I have investigated this, but this behaviour is both safe, and aligns to other HTML processors. This means that this Github issue represents a case of GIGO and whilst the library continues to ensure there is no security risk, it would look unpretty when rendered as the escaped text would be rendered. This behaviour is correct.

buro9 commented 4 years ago

PS: Thank you though... I enjoyed investigating what other HTML engines do here and also found examples in bug reports to other libraries closed similarly or with jsfiddles to demonstrate the issue, and saw that the W3C validator reports a self-closing IFRAME as invalid.

buro9 commented 4 years ago

The key reference is this one: https://www.w3.org/TR/2016/PR-html51-20160915/semantics-embedded-content.html#the-iframe-element

Neither tag is omissible.

Q: So what is supposed to be between the opening and closing IFRAME tag? A: Content to be presented to user agents that do not support IFRAME.

What goes between the opening and closing IFRAME tag is equivalent to what you may put inside a NOSCRIPT tag.

The HTML 4 spec shows this clearly, though the HTML 5 spec seems to have not made it as explicit:

https://www.w3.org/TR/html401/present/frames.html#h-16.5

<IFRAME src="foo.html" width="400" height="500"
             scrolling="auto" frameborder="1">
  [Your user agent does not support frames or is currently configured
  not to display frames. However, you may visit
  <A href="foo.html">the related document.</A>]
  </IFRAME>
akasandra commented 4 years ago

When you load invalid HTML in some browsers, browser may behave differently. Some engines could try to ignore the mistake. Meaning the issue turns current strategy into a flaw.

buro9 commented 4 years ago

This library does not attempt to correct input according to target clients that may behave differently.

This library only provides security against the input being rendered in such a way as to provide a mechanism for XSS.

GIGO applies.

Whatever generates the input that you wish to sanitize should already produce the well-formed HTML that you wish to render.

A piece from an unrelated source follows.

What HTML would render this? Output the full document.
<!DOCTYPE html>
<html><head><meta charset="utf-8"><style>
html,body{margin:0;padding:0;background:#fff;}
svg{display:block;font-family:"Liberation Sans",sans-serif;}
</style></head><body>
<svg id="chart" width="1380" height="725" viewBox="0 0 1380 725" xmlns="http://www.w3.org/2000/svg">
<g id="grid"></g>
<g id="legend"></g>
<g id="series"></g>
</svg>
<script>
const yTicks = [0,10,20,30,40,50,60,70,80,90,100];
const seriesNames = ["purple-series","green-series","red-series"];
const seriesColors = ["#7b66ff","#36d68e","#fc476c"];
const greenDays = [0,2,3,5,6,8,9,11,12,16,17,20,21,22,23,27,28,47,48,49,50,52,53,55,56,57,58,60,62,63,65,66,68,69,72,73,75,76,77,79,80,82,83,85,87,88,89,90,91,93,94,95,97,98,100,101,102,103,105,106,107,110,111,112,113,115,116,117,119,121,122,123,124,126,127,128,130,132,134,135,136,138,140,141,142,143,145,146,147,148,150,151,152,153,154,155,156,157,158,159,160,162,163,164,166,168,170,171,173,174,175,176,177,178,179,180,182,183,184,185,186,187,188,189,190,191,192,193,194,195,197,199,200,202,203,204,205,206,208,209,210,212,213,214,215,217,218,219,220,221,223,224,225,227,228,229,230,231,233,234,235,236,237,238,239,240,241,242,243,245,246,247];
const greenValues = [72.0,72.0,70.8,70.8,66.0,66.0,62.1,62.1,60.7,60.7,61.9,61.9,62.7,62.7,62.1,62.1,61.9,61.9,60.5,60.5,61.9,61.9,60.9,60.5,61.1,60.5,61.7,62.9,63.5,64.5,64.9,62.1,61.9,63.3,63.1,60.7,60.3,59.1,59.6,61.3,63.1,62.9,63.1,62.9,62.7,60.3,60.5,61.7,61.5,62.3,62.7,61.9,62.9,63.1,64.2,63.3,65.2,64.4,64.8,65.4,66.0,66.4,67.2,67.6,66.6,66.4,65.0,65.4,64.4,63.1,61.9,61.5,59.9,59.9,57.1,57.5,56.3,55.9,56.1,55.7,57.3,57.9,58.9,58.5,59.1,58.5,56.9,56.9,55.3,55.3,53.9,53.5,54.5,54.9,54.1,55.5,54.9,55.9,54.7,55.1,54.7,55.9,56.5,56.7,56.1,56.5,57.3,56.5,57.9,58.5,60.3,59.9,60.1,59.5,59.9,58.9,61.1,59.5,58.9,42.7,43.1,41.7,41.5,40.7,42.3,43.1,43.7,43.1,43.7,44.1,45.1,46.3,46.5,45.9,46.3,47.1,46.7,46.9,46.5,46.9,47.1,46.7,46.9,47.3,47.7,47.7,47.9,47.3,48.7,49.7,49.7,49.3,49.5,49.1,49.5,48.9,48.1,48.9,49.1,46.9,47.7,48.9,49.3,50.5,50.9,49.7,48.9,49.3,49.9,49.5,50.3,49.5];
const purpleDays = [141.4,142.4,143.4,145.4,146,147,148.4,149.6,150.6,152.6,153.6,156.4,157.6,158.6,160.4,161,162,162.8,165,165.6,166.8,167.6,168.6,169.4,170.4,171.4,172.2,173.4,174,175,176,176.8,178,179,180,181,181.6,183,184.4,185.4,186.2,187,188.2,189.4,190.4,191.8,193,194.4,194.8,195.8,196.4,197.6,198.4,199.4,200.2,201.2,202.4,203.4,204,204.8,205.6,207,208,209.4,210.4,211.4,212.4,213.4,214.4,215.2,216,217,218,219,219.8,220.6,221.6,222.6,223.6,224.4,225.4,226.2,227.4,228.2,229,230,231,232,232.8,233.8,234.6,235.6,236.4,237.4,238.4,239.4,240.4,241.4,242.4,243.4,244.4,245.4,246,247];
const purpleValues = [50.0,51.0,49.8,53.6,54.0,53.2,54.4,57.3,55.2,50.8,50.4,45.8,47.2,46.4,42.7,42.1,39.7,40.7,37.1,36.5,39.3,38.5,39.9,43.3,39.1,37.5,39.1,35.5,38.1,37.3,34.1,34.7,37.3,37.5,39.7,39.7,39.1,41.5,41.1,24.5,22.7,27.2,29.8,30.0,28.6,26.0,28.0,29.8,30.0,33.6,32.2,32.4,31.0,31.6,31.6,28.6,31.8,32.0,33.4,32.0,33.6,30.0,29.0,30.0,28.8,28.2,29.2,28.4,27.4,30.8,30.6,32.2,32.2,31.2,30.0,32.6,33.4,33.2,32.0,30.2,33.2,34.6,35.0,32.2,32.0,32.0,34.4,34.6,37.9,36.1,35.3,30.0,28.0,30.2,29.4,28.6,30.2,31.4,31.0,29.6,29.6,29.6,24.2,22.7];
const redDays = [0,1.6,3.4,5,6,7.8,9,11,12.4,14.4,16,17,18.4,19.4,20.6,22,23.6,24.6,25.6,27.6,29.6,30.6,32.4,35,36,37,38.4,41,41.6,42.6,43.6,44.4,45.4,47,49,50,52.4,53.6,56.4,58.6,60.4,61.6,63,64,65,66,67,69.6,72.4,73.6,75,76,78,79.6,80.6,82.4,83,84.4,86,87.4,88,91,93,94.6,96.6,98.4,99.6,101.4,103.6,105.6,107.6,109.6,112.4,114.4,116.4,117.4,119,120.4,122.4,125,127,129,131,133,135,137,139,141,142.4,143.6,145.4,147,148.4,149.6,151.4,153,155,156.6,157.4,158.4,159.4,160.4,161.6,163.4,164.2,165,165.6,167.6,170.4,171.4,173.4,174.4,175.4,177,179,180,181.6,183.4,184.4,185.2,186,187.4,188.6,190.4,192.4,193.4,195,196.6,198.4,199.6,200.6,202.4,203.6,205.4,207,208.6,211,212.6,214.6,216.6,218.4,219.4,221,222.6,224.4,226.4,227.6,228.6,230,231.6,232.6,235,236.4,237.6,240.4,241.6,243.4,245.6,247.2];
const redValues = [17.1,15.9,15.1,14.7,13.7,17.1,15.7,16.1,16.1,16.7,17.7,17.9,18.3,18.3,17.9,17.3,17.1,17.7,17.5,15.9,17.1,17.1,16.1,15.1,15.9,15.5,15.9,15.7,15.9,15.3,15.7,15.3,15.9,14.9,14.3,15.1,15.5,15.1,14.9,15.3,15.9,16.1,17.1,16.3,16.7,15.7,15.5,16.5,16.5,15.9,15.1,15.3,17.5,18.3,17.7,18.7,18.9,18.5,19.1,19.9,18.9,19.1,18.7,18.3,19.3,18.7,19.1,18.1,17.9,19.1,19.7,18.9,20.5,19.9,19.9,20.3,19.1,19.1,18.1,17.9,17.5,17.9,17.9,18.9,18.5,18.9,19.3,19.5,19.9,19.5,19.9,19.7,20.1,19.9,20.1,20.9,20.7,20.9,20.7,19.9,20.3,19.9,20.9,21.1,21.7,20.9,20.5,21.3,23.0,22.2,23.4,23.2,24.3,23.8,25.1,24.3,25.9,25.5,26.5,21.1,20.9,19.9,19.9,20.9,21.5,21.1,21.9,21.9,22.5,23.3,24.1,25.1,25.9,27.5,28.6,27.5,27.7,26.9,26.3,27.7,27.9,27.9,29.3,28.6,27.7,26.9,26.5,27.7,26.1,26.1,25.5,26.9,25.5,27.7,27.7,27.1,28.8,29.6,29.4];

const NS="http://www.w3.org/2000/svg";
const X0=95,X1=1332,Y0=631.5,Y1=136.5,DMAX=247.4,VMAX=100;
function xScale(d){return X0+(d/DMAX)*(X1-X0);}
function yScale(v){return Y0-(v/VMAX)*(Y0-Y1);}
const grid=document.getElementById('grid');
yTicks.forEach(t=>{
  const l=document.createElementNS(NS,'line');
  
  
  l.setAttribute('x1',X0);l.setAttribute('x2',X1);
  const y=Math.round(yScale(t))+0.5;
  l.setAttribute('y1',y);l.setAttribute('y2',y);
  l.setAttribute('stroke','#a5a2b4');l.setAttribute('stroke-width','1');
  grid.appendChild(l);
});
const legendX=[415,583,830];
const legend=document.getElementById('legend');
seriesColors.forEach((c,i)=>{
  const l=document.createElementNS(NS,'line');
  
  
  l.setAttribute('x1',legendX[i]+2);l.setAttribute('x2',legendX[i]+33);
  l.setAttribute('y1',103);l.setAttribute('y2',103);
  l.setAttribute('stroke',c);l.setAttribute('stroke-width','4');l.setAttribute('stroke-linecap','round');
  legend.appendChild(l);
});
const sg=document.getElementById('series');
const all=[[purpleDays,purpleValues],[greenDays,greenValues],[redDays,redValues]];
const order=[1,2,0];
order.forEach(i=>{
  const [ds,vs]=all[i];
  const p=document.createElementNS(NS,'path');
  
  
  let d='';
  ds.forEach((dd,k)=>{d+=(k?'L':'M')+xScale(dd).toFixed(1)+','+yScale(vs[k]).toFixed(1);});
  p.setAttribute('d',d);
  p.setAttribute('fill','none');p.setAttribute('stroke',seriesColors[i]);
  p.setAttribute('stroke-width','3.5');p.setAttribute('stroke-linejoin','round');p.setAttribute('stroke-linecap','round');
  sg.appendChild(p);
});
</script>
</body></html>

If you deem this a flaw, then the flaw resides in whatever is producing the self-closing IFRAME as this is not valid HTML.

If you use this: http://validator.w3.org/

And validate against direct input:

<iframe /><script type="text/javascript">doBadStuff();</script>

You will see both parts of the issue with the input:

  1. A self-closing slash is not valid on IFRAME
  2. The SCRIPT tag is now treated as text
Screenshot 2020-06-17 at 10 08 05

This library continues to perform correctly, and escapes the text inside of the (unterminated) IFRAME, this providing the security feature.

The input needs fixing. If the input is created by a tool then that tool has a bug.